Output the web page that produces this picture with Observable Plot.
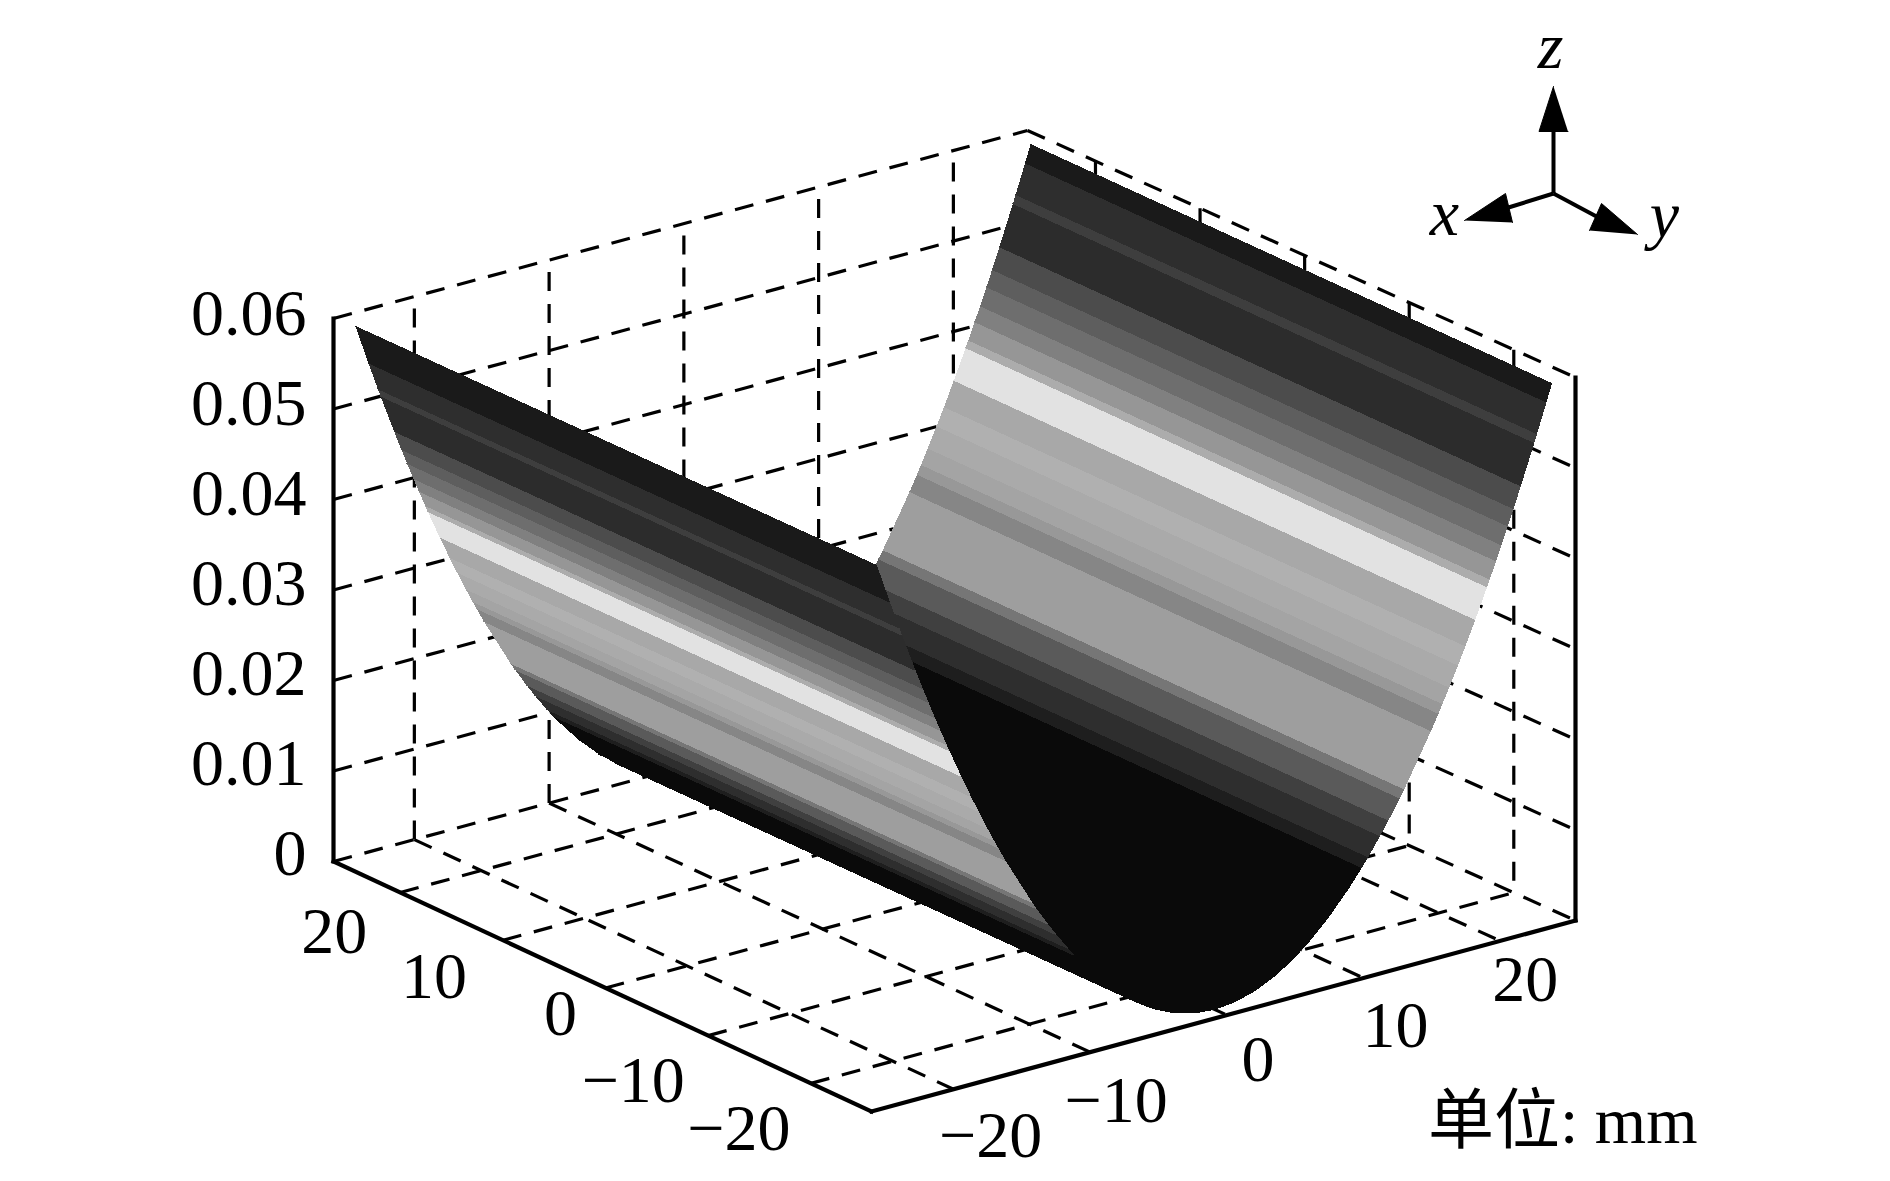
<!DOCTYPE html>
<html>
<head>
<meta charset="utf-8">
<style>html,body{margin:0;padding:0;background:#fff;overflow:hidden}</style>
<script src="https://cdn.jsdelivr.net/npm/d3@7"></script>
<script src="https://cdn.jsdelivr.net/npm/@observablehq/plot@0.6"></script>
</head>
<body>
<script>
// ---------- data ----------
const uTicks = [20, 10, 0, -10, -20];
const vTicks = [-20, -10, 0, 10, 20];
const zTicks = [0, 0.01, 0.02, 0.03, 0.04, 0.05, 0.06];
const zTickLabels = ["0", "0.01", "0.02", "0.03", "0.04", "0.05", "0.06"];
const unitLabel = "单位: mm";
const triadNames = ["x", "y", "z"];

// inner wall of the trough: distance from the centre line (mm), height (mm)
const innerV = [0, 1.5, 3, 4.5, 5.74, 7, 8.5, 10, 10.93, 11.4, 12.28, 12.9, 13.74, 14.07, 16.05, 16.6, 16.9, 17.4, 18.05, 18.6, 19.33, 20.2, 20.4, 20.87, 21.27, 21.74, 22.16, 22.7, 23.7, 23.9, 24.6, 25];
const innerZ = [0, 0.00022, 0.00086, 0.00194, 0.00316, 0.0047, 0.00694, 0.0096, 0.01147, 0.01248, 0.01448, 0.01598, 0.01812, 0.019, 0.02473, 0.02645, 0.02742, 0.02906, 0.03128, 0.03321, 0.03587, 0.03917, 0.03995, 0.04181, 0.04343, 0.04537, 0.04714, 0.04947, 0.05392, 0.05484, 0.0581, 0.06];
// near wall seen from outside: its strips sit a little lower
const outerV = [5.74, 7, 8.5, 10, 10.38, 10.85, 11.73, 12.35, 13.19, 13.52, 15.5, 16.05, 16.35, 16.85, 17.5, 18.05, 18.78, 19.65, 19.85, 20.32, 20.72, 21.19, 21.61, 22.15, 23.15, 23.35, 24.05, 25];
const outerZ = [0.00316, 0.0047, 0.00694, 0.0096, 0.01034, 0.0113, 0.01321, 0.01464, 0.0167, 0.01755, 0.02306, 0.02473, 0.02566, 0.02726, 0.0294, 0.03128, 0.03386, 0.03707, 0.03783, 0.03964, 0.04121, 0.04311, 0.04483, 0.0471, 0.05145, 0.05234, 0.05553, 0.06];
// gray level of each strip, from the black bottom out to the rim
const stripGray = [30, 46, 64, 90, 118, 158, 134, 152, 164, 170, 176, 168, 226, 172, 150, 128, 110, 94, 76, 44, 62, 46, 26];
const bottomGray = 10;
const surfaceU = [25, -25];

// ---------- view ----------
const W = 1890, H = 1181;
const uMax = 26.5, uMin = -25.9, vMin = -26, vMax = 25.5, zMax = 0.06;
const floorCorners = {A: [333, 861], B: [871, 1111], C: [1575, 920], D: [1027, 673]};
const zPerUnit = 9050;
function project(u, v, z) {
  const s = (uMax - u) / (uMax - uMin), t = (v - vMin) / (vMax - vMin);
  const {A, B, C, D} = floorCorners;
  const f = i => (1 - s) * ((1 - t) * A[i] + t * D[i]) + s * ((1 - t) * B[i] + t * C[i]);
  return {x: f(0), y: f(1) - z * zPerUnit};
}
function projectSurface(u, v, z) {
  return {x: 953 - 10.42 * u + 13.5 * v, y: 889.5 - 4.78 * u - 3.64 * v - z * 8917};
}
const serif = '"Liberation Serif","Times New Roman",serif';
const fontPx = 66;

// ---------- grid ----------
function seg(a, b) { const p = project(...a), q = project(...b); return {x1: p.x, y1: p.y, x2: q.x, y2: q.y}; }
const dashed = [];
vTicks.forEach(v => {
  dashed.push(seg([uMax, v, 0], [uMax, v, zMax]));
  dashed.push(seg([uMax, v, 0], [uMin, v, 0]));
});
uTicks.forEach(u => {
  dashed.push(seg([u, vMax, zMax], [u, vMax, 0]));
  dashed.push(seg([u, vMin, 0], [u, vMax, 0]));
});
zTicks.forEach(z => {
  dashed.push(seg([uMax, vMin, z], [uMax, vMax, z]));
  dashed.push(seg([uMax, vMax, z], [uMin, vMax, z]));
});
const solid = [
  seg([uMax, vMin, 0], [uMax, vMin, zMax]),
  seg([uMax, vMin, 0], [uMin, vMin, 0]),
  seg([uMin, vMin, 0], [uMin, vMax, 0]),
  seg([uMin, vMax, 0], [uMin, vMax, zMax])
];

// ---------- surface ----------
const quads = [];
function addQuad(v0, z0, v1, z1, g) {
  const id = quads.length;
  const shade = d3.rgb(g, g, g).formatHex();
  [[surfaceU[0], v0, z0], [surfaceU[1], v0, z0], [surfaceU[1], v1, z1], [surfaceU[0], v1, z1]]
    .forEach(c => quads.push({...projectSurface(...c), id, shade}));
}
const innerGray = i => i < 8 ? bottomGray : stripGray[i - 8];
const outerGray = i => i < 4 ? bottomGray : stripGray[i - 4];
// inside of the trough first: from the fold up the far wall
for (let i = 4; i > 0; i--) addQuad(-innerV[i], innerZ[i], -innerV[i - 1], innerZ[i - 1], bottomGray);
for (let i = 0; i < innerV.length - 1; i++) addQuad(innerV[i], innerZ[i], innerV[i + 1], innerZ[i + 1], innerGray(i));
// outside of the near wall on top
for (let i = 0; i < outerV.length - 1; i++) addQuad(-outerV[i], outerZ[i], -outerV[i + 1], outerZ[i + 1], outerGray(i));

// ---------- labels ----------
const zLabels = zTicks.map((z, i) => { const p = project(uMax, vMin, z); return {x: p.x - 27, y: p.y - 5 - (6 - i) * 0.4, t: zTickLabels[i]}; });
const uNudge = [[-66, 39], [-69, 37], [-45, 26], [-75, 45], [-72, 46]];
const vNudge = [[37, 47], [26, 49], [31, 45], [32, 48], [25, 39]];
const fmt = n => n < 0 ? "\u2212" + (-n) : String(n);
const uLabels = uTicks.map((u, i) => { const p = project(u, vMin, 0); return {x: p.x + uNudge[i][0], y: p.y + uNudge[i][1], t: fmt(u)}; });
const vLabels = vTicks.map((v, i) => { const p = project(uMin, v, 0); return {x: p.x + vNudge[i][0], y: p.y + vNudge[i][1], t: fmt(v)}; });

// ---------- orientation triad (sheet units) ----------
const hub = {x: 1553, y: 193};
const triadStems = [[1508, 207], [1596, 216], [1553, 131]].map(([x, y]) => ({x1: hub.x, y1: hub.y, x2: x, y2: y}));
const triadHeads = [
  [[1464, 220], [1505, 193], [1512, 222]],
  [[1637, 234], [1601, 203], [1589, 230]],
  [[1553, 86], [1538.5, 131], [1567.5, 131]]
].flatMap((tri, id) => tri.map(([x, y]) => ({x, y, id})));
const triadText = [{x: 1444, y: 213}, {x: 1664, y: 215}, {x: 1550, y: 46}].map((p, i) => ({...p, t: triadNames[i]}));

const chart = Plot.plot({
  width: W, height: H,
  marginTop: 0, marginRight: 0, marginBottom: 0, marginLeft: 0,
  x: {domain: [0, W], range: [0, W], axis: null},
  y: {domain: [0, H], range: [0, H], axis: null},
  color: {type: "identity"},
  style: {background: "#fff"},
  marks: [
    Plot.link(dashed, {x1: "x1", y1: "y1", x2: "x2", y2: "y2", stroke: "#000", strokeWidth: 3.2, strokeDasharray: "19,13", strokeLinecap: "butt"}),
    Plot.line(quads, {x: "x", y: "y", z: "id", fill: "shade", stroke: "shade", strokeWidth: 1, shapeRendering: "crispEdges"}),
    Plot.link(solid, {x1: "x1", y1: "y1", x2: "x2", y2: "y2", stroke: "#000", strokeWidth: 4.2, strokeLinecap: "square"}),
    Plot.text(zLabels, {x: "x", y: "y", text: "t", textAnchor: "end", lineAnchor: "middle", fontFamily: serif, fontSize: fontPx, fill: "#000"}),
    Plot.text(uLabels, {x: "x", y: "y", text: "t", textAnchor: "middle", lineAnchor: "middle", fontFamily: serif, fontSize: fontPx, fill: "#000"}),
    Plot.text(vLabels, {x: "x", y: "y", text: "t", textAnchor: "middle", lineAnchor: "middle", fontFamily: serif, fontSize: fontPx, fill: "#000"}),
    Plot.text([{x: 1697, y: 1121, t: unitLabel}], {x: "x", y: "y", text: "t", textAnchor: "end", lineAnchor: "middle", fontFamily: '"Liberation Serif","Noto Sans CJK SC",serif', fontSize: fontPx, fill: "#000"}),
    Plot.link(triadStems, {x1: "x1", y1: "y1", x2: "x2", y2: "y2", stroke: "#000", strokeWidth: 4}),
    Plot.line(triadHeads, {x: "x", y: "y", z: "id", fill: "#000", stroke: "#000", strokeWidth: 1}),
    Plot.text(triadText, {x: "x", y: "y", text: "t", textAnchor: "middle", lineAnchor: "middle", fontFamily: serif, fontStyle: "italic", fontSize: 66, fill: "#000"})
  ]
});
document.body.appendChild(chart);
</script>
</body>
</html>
· · ·
■ What is being asked:
Work out how many lines of the listing above include the word "picture". Report only the number.

■ Written reply:
1